begin Data provided
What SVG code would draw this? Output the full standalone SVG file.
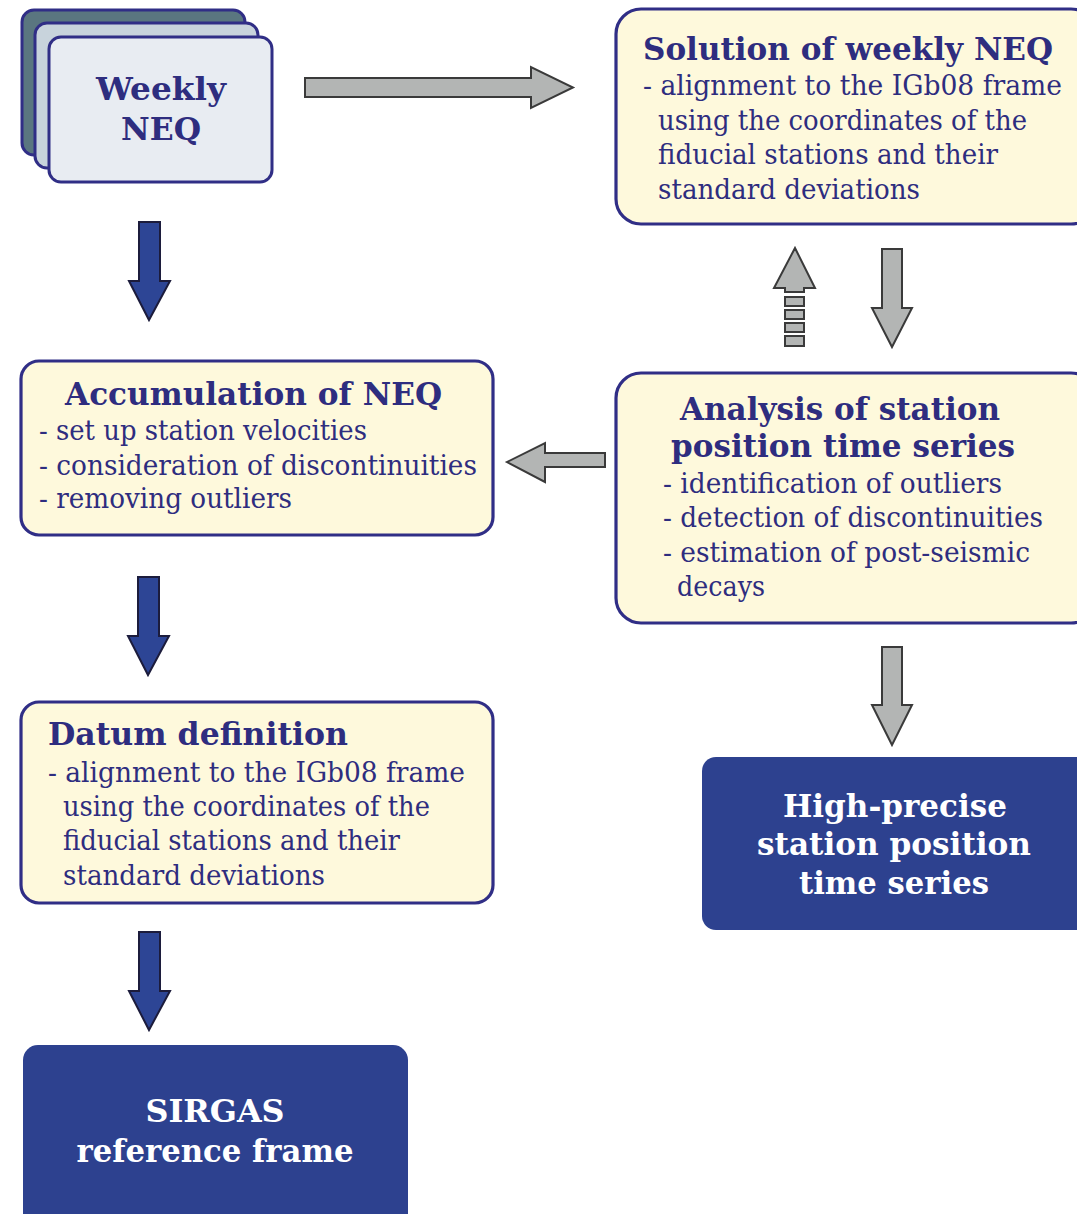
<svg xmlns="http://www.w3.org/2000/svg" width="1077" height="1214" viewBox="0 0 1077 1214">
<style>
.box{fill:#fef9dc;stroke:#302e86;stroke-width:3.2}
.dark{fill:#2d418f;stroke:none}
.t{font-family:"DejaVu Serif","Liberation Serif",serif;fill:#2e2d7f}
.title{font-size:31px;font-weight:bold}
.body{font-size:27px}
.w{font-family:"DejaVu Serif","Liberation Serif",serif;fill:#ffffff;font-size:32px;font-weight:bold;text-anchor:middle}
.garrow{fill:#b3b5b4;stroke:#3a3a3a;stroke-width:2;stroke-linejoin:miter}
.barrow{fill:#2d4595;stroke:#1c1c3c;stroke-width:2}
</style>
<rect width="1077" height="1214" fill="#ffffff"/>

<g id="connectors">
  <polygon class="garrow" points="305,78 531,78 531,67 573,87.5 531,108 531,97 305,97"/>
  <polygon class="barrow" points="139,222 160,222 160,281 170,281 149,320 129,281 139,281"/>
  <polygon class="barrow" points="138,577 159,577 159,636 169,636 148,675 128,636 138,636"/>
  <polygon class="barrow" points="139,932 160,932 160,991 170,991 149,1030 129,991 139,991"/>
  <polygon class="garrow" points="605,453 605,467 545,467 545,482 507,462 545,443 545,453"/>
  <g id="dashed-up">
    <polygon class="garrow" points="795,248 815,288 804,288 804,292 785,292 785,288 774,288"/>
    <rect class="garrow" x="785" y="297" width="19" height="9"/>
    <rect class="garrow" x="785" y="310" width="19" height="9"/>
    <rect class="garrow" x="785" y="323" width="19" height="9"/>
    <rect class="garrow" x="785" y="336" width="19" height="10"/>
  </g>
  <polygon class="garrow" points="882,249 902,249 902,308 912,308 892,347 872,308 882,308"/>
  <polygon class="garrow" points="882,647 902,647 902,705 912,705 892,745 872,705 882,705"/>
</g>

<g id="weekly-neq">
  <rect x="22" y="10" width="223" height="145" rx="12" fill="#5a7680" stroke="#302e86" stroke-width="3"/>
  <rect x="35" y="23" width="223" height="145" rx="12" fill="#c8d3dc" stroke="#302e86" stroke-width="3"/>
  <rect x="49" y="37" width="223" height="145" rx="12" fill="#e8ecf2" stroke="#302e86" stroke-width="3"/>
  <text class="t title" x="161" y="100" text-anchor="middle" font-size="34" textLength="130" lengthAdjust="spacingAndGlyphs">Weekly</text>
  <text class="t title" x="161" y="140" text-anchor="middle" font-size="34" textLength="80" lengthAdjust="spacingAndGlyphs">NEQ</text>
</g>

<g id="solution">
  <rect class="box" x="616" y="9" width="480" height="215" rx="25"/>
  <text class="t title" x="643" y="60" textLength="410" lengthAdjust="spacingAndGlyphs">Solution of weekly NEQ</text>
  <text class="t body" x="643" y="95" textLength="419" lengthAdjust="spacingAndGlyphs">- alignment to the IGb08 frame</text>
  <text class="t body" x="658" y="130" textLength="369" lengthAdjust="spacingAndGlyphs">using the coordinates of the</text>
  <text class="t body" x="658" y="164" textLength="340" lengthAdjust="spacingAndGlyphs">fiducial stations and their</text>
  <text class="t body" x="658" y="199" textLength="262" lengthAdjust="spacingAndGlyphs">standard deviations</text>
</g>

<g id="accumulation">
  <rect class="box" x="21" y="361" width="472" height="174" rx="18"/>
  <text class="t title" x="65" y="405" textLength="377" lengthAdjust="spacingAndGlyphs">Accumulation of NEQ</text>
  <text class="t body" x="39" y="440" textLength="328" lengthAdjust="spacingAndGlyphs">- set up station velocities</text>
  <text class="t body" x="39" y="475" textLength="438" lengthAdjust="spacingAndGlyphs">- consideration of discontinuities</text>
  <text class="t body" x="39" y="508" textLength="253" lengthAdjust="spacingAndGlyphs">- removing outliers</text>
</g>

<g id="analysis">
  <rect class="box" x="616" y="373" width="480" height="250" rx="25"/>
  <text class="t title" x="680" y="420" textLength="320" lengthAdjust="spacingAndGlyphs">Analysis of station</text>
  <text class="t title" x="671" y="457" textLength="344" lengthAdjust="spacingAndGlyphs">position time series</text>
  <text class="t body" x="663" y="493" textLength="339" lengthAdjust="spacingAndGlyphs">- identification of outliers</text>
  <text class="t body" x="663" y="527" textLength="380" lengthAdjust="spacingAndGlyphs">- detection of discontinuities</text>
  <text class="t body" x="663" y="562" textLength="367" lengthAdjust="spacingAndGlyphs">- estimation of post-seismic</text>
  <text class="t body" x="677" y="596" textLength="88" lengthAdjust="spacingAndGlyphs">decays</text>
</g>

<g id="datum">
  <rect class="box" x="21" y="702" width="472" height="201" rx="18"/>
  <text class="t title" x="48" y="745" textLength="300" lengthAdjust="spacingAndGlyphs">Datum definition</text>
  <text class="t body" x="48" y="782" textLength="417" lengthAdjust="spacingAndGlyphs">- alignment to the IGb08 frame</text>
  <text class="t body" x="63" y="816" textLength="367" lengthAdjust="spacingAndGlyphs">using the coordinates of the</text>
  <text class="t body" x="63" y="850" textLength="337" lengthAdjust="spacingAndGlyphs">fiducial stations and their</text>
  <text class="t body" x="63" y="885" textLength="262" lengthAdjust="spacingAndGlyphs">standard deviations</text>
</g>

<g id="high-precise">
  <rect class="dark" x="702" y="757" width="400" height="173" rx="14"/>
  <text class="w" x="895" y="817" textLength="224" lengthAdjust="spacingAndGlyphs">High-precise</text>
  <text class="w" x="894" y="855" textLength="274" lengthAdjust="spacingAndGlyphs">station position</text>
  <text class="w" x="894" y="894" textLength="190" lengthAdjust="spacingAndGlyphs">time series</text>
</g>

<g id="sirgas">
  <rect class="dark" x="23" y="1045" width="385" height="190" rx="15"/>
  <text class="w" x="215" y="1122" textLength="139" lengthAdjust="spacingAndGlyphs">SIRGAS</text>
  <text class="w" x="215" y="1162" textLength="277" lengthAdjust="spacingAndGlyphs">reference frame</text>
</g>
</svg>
end Data provided
Exercise details: Reproduce every line of the material precisely, omitting its pictures.

Solved exercise:
What SVG code would draw this? Output the full standalone SVG file.
<svg xmlns="http://www.w3.org/2000/svg" width="1077" height="1214" viewBox="0 0 1077 1214">
<style>
.box{fill:#fef9dc;stroke:#302e86;stroke-width:3.2}
.dark{fill:#2d418f;stroke:none}
.t{font-family:"DejaVu Serif","Liberation Serif",serif;fill:#2e2d7f}
.title{font-size:31px;font-weight:bold}
.body{font-size:27px}
.w{font-family:"DejaVu Serif","Liberation Serif",serif;fill:#ffffff;font-size:32px;font-weight:bold;text-anchor:middle}
.garrow{fill:#b3b5b4;stroke:#3a3a3a;stroke-width:2;stroke-linejoin:miter}
.barrow{fill:#2d4595;stroke:#1c1c3c;stroke-width:2}
</style>
<rect width="1077" height="1214" fill="#ffffff"/>

<g id="connectors">
  <polygon class="garrow" points="305,78 531,78 531,67 573,87.5 531,108 531,97 305,97"/>
  <polygon class="barrow" points="139,222 160,222 160,281 170,281 149,320 129,281 139,281"/>
  <polygon class="barrow" points="138,577 159,577 159,636 169,636 148,675 128,636 138,636"/>
  <polygon class="barrow" points="139,932 160,932 160,991 170,991 149,1030 129,991 139,991"/>
  <polygon class="garrow" points="605,453 605,467 545,467 545,482 507,462 545,443 545,453"/>
  <g id="dashed-up">
    <polygon class="garrow" points="795,248 815,288 804,288 804,292 785,292 785,288 774,288"/>
    <rect class="garrow" x="785" y="297" width="19" height="9"/>
    <rect class="garrow" x="785" y="310" width="19" height="9"/>
    <rect class="garrow" x="785" y="323" width="19" height="9"/>
    <rect class="garrow" x="785" y="336" width="19" height="10"/>
  </g>
  <polygon class="garrow" points="882,249 902,249 902,308 912,308 892,347 872,308 882,308"/>
  <polygon class="garrow" points="882,647 902,647 902,705 912,705 892,745 872,705 882,705"/>
</g>

<g id="weekly-neq">
  <rect x="22" y="10" width="223" height="145" rx="12" fill="#5a7680" stroke="#302e86" stroke-width="3"/>
  <rect x="35" y="23" width="223" height="145" rx="12" fill="#c8d3dc" stroke="#302e86" stroke-width="3"/>
  <rect x="49" y="37" width="223" height="145" rx="12" fill="#e8ecf2" stroke="#302e86" stroke-width="3"/>
  <text class="t title" x="161" y="100" text-anchor="middle" font-size="34" textLength="130" lengthAdjust="spacingAndGlyphs">Weekly</text>
  <text class="t title" x="161" y="140" text-anchor="middle" font-size="34" textLength="80" lengthAdjust="spacingAndGlyphs">NEQ</text>
</g>

<g id="solution">
  <rect class="box" x="616" y="9" width="480" height="215" rx="25"/>
  <text class="t title" x="643" y="60" textLength="410" lengthAdjust="spacingAndGlyphs">Solution of weekly NEQ</text>
  <text class="t body" x="643" y="95" textLength="419" lengthAdjust="spacingAndGlyphs">- alignment to the IGb08 frame</text>
  <text class="t body" x="658" y="130" textLength="369" lengthAdjust="spacingAndGlyphs">using the coordinates of the</text>
  <text class="t body" x="658" y="164" textLength="340" lengthAdjust="spacingAndGlyphs">fiducial stations and their</text>
  <text class="t body" x="658" y="199" textLength="262" lengthAdjust="spacingAndGlyphs">standard deviations</text>
</g>

<g id="accumulation">
  <rect class="box" x="21" y="361" width="472" height="174" rx="18"/>
  <text class="t title" x="65" y="405" textLength="377" lengthAdjust="spacingAndGlyphs">Accumulation of NEQ</text>
  <text class="t body" x="39" y="440" textLength="328" lengthAdjust="spacingAndGlyphs">- set up station velocities</text>
  <text class="t body" x="39" y="475" textLength="438" lengthAdjust="spacingAndGlyphs">- consideration of discontinuities</text>
  <text class="t body" x="39" y="508" textLength="253" lengthAdjust="spacingAndGlyphs">- removing outliers</text>
</g>

<g id="analysis">
  <rect class="box" x="616" y="373" width="480" height="250" rx="25"/>
  <text class="t title" x="680" y="420" textLength="320" lengthAdjust="spacingAndGlyphs">Analysis of station</text>
  <text class="t title" x="671" y="457" textLength="344" lengthAdjust="spacingAndGlyphs">position time series</text>
  <text class="t body" x="663" y="493" textLength="339" lengthAdjust="spacingAndGlyphs">- identification of outliers</text>
  <text class="t body" x="663" y="527" textLength="380" lengthAdjust="spacingAndGlyphs">- detection of discontinuities</text>
  <text class="t body" x="663" y="562" textLength="367" lengthAdjust="spacingAndGlyphs">- estimation of post-seismic</text>
  <text class="t body" x="677" y="596" textLength="88" lengthAdjust="spacingAndGlyphs">decays</text>
</g>

<g id="datum">
  <rect class="box" x="21" y="702" width="472" height="201" rx="18"/>
  <text class="t title" x="48" y="745" textLength="300" lengthAdjust="spacingAndGlyphs">Datum definition</text>
  <text class="t body" x="48" y="782" textLength="417" lengthAdjust="spacingAndGlyphs">- alignment to the IGb08 frame</text>
  <text class="t body" x="63" y="816" textLength="367" lengthAdjust="spacingAndGlyphs">using the coordinates of the</text>
  <text class="t body" x="63" y="850" textLength="337" lengthAdjust="spacingAndGlyphs">fiducial stations and their</text>
  <text class="t body" x="63" y="885" textLength="262" lengthAdjust="spacingAndGlyphs">standard deviations</text>
</g>

<g id="high-precise">
  <rect class="dark" x="702" y="757" width="400" height="173" rx="14"/>
  <text class="w" x="895" y="817" textLength="224" lengthAdjust="spacingAndGlyphs">High-precise</text>
  <text class="w" x="894" y="855" textLength="274" lengthAdjust="spacingAndGlyphs">station position</text>
  <text class="w" x="894" y="894" textLength="190" lengthAdjust="spacingAndGlyphs">time series</text>
</g>

<g id="sirgas">
  <rect class="dark" x="23" y="1045" width="385" height="190" rx="15"/>
  <text class="w" x="215" y="1122" textLength="139" lengthAdjust="spacingAndGlyphs">SIRGAS</text>
  <text class="w" x="215" y="1162" textLength="277" lengthAdjust="spacingAndGlyphs">reference frame</text>
</g>
</svg>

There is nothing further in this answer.